The report’s findings and recommendations should startle the government into making urgent and tough corrective decisions to stop putting good money to waste. It illustrates that it’s not how much you spend but how you spend it.
The report says although Lesotho spends 10 percent of its GDP on education, according to the 2016 budget, the results remain inadequate.

theReporter’s Neo Kolane picks the mind of revered and renowned educationist and erstwhile education and training minister ‘Makabelo Mosothoane on the state of Lesotho’s education system.

NK: ‘M’e ‘Mamosothoane, according to the Education Public Expenditure Review, poor educational outcomes persist across the country. What do you think is the cause of this?

MM: First of all I have not read the review, so I will just be answering using my own understanding. I think this is caused by lack of teaching facilities in the schools and poor infrastructure like lack of laboratories, libraries and other resources like water.

Poor standard of education in the higher learning institutions like teacher training institutions. I am saying this because normally teachers come back to schools without training thoroughly enough to teach students because they do not attend any workshops, they just go straight to schools. Teacher producing institutions like tertiary schools, they must improve their products in order to enhance teaching and learning because if they do not do it then we shall always have teachers who are not well trained.

Also the ministry of education must have meaningful workshops for teachers and thorough school inspection with a good follow-up.

NK: Despite high spending on education and human resources, sector outcomes have been inadequate and inequitable, especially in rural remote and mountainous areas of the country. Why is that?

MM: Schools in the remote and mountainous areas are somehow forgotten because they are not reachable, and have no qualified teachers. All teacher institutions are in the lowlands and most people are reluctant to work in harsh and forbidding areas like our mountains.

Also, placement of teachers is not done, I think if it was done, then all schools would be equal, so because of these human rights, people choose where they want to work because they do not want to work in difficult areas.

NK: The review also suggests that education spending in Lesotho favours the rich, what could be the implications of this?

MM: This is very difficult, because I do not know what it is referring to. I am not sure about it, whether it relates to scholarships or not because if we want education for all, the child’s background must come first, whether he or she is from a wealthy family or poor family. Otherwise the poor will remain poorer and will suffer.

So I think clear policies must be made and followed with regards to who should be helped first not because of what they have.

NK: According to the review, the bulk of the money is poured into primary and tertiary education, starving early childhood care and secondary education of crucial resources. Has the ministry of education tried to do otherwise about the situation?

MM: Book rental was extended to secondary and high school; that is something which has been done. Social grants are extended to more students in secondary and high schools, so many students now are sponsored since 2013 through social development. Maybe in the long run, free education will be introduced to secondary and high school if things can be planned properly.

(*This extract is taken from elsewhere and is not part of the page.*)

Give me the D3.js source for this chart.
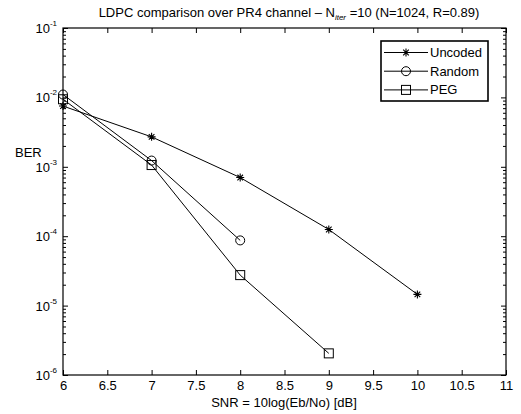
<!DOCTYPE html>
<html>
<head>
<meta charset="utf-8">
<script src="https://cdn.jsdelivr.net/npm/d3@7"></script>
<style>
  body { margin: 0; background: #fff; }
  svg { font-family: "Liberation Sans", Arial, sans-serif; }
</style>
</head>
<body>
<div id="chart"></div>
<script>
// data
var snr = [6, 7, 8, 9, 10];
var uncoded = [7.5e-3, 2.7e-3, 7.0e-4, 1.25e-4, 1.45e-5];
var randomCode = [1.1e-2, 1.23e-3, 8.7e-5];
var pegCode = [9.4e-3, 1.06e-3, 2.75e-5, 2.05e-6];
var xTicks = [6, 6.5, 7, 7.5, 8, 8.5, 9, 9.5, 10, 10.5, 11];
var yExponents = [-6, -5, -4, -3, -2, -1];
var seriesNames = ["Uncoded", "Random", "PEG"];

var width = 521, height = 414;
// plot area edges (window.top is read-only, so no plain "top")
var plotL = 63, plotR = 506, plotT = 28, plotB = 375;
var fs = 13;

var svg = d3.select('#chart').append('svg')
  .attr('width', width)
  .attr('height', height);

var x = d3.scaleLinear().domain([6, 11]).range([plotL, plotR]);
var y = d3.scaleLog().domain([1e-6, 1e-1]).range([plotB, plotT]);

// minor ticks for the log axis
var minor = [];
for (var e = -6; e < -1; e++) {
  for (var k = 2; k <= 9; k++) minor.push(k * Math.pow(10, e));
}
var major = yExponents.map(function(p){ return Math.pow(10, p); });

function styleAxis(g){
  g.select('.domain').remove();
  g.selectAll('line').attr('stroke', '#000').attr('stroke-width', 1);
}

// bottom & top x axes, ticks pointing in
svg.append('g').attr('transform', 'translate(0,' + plotB + ')')
  .call(d3.axisBottom(x).tickValues(xTicks).tickSize(-5).tickPadding(6)
        .tickFormat(function(d){ return d; }))
  .call(styleAxis)
  .selectAll('text').attr('font-size', fs).attr('fill', '#000')
  .attr('font-family', '"Liberation Sans", Arial, sans-serif');

svg.append('g').attr('transform', 'translate(0,' + plotT + ')')
  .call(d3.axisTop(x).tickValues(xTicks).tickSize(-5).tickFormat(''))
  .call(styleAxis);

// left & right y axes
svg.append('g').attr('transform', 'translate(' + plotL + ',0)')
  .call(d3.axisLeft(y).tickValues(major).tickSize(-5).tickFormat(''))
  .call(styleAxis);
svg.append('g').attr('transform', 'translate(' + plotL + ',0)')
  .call(d3.axisLeft(y).tickValues(minor).tickSize(-3).tickFormat(''))
  .call(styleAxis);
svg.append('g').attr('transform', 'translate(' + plotR + ',0)')
  .call(d3.axisRight(y).tickValues(major).tickSize(-5).tickFormat(''))
  .call(styleAxis);
svg.append('g').attr('transform', 'translate(' + plotR + ',0)')
  .call(d3.axisRight(y).tickValues(minor).tickSize(-3).tickFormat(''))
  .call(styleAxis);

// y tick labels 10^n
var yl = svg.append('g').selectAll('text')
  .data(yExponents)
  .enter().append('text')
  .attr('x', plotL - 6)
  .attr('y', function(d){ return y(Math.pow(10, d)) + 5; })
  .attr('text-anchor', 'end')
  .attr('font-size', fs);
yl.append('tspan').text('10');
yl.append('tspan').attr('dy', -7).attr('font-size', 8).text(function(d){ return '-' + Math.abs(d); });

// plot box
svg.append('rect')
  .attr('x', plotL).attr('y', plotT)
  .attr('width', plotR - plotL).attr('height', plotB - plotT)
  .attr('fill', 'none').attr('stroke', '#000').attr('stroke-width', 1.2);

// title
var title = svg.append('text')
  .attr('x', 289).attr('y', 17)
  .attr('text-anchor', 'middle').attr('font-size', fs);
title.append('tspan').text('LDPC comparison over PR4 channel \u2013 N');
title.append('tspan').attr('dy', 3).attr('font-size', 8).attr('font-style', 'italic').text('iter');
title.append('tspan').attr('dy', -3).text(' =10 (N=1024, R=0.89)');

// axis labels
svg.append('text').attr('x', 284).attr('y', 407)
  .attr('text-anchor', 'middle').attr('font-size', fs)
  .text('SNR = 10log(Eb/No) [dB]');
svg.append('text').attr('x', 15).attr('y', 157)
  .attr('font-size', fs).text('BER');

// series
var line = d3.line()
  .x(function(d){ return x(d[0]); })
  .y(function(d){ return y(d[1]); });

function pts(vals){ return vals.map(function(v, i){ return [snr[i], v]; }); }

var series = [pts(uncoded), pts(randomCode), pts(pegCode)];

var plot = svg.append('g');
series.forEach(function(s){
  plot.append('path').datum(s)
    .attr('d', line)
    .attr('fill', 'none').attr('stroke', '#000').attr('stroke-width', 1);
});

function drawMarker(g, kind, cx, cy){
  if (kind === 0) {
    var r = 4, q = 2.8;
    var d = 'M' + (cx - r) + ',' + cy + 'H' + (cx + r) +
            'M' + cx + ',' + (cy - r) + 'V' + (cy + r) +
            'M' + (cx - q) + ',' + (cy - q) + 'L' + (cx + q) + ',' + (cy + q) +
            'M' + (cx - q) + ',' + (cy + q) + 'L' + (cx + q) + ',' + (cy - q);
    g.append('path').attr('d', d).attr('stroke', '#000').attr('stroke-width', 1.1);
  } else if (kind === 1) {
    g.append('circle').attr('cx', cx).attr('cy', cy).attr('r', 4.5)
      .attr('fill', 'none').attr('stroke', '#000').attr('stroke-width', 1);
  } else {
    g.append('rect').attr('x', cx - 4.5).attr('y', cy - 4.5)
      .attr('width', 9).attr('height', 9)
      .attr('fill', 'none').attr('stroke', '#000').attr('stroke-width', 1);
  }
}

series.forEach(function(s, i){
  s.forEach(function(p){ drawMarker(plot, i, x(p[0]), y(p[1])); });
});

// legend
var lg = svg.append('g');
lg.append('rect').attr('x', 381).attr('y', 41).attr('width', 107).attr('height', 60)
  .attr('fill', '#fff').attr('stroke', '#000').attr('stroke-width', 1.6);
seriesNames.forEach(function(name, i){
  var ly = 52.5 + i * 18.7;
  lg.append('line').attr('x1', 384).attr('x2', 428).attr('y1', ly).attr('y2', ly)
    .attr('stroke', '#000').attr('stroke-width', 1);
  drawMarker(lg, i, 406, ly);
  lg.append('text').attr('x', 430).attr('y', ly + 4.5).attr('font-size', fs).text(name);
});
</script>
</body>
</html>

So under early childhood care, it has significantly improved, for example, the retraining of early childhood teachers at Lesotho College of Education. Some of these teachers are even paid by the government. Feeding was introduced in the pre-schools, so I think it is very important what they are doing to improve the early childhood and the secondary schools.

NK: The report says despite spending billions and significantly reducing the teacher-student ratio the quality of students out of primary and secondary schools remains poor, how come?

MM: Significant reduction of teacher-student ratio, I think maybe it was in the areas they chose to survey. I am not sure if I agree with this statement because in other cases schools still have large numbers but if there is that reduction then there will be problems of poor facilities, lack of teaching aids, little understanding of the curriculum because many people do not attend workshops to improve their teaching.

Sometimes you will find that sponsors put institutions under pressure, and projects start before people are ready. Maybe this also can be one of them.

NK: Pupils who remain in school until the end of primary school often face much greater difficulty in accessing secondary school, given the high costs of secondary education. What needs to be done to remedy this situation?

MM: I think, as I have said about the grants which students are given, if it can be done in a way that they check and plan in order that pupils who are sponsored are those coming from those areas where they do not have any resources to take their children to school. So they remain in primary when they have to go to high school because they do not have funds; and also by introducing the free education in the secondary and high schools.

It is a matter of the government through the ministry of education in making policies which will improve these poor kids.